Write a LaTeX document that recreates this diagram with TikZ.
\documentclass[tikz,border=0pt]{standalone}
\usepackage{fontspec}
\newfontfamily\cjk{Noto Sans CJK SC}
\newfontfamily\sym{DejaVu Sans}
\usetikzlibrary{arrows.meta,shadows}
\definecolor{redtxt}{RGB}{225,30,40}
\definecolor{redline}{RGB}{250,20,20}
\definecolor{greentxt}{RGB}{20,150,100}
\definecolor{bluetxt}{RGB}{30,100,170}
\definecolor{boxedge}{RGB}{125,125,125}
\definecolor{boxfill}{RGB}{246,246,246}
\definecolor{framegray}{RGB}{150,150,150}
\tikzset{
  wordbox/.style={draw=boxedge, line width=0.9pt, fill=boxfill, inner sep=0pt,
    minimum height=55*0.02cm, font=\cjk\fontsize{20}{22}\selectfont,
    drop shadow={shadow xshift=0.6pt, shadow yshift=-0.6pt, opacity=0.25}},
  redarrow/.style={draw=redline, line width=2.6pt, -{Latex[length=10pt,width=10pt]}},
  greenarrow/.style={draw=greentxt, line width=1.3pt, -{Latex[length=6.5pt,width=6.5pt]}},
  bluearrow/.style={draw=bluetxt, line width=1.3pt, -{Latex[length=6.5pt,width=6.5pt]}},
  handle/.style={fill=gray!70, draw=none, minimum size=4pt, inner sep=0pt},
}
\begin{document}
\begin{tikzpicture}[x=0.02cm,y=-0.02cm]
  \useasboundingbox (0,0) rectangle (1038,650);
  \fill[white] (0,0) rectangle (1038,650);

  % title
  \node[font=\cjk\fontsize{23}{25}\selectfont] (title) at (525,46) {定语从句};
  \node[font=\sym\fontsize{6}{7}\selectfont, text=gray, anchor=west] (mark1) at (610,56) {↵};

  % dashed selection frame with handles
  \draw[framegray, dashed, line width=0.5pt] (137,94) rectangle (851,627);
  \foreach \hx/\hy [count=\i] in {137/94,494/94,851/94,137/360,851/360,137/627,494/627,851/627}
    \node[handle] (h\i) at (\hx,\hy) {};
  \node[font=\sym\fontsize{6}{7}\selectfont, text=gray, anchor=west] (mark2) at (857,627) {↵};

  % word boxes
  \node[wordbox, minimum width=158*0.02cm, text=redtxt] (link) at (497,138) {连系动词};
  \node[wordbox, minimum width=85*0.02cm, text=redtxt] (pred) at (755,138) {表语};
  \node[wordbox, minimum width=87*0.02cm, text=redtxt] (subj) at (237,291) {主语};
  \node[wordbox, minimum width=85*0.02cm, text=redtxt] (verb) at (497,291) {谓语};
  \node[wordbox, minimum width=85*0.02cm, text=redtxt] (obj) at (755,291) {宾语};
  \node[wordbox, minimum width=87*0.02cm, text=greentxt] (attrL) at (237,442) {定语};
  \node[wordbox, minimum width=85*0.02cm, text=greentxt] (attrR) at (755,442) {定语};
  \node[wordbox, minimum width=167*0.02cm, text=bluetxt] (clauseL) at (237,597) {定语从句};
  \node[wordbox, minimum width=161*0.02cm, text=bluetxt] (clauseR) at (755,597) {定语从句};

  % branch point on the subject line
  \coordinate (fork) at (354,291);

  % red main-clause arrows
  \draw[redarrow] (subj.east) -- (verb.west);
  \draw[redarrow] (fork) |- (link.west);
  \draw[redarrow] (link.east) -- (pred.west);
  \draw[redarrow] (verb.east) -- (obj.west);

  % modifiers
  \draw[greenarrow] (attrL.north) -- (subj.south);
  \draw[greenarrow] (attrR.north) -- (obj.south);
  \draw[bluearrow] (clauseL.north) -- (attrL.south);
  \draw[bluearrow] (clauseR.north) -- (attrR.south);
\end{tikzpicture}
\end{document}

■ **Objective**
Quote exactly the stretch of lines above that starts at the first one and ends at the line with "text=gray, anchor=west] (mark1)", and nothing beyond it.

■ **Solution to the problem**
Write a LaTeX document that recreates this diagram with TikZ.
\documentclass[tikz,border=0pt]{standalone}
\usepackage{fontspec}
\newfontfamily\cjk{Noto Sans CJK SC}
\newfontfamily\sym{DejaVu Sans}
\usetikzlibrary{arrows.meta,shadows}
\definecolor{redtxt}{RGB}{225,30,40}
\definecolor{redline}{RGB}{250,20,20}
\definecolor{greentxt}{RGB}{20,150,100}
\definecolor{bluetxt}{RGB}{30,100,170}
\definecolor{boxedge}{RGB}{125,125,125}
\definecolor{boxfill}{RGB}{246,246,246}
\definecolor{framegray}{RGB}{150,150,150}
\tikzset{
  wordbox/.style={draw=boxedge, line width=0.9pt, fill=boxfill, inner sep=0pt,
    minimum height=55*0.02cm, font=\cjk\fontsize{20}{22}\selectfont,
    drop shadow={shadow xshift=0.6pt, shadow yshift=-0.6pt, opacity=0.25}},
  redarrow/.style={draw=redline, line width=2.6pt, -{Latex[length=10pt,width=10pt]}},
  greenarrow/.style={draw=greentxt, line width=1.3pt, -{Latex[length=6.5pt,width=6.5pt]}},
  bluearrow/.style={draw=bluetxt, line width=1.3pt, -{Latex[length=6.5pt,width=6.5pt]}},
  handle/.style={fill=gray!70, draw=none, minimum size=4pt, inner sep=0pt},
}
\begin{document}
\begin{tikzpicture}[x=0.02cm,y=-0.02cm]
  \useasboundingbox (0,0) rectangle (1038,650);
  \fill[white] (0,0) rectangle (1038,650);

  % title
  \node[font=\cjk\fontsize{23}{25}\selectfont] (title) at (525,46) {定语从句};
  \node[font=\sym\fontsize{6}{7}\selectfont, text=gray, anchor=west] (mark1) at (610,56) {↵};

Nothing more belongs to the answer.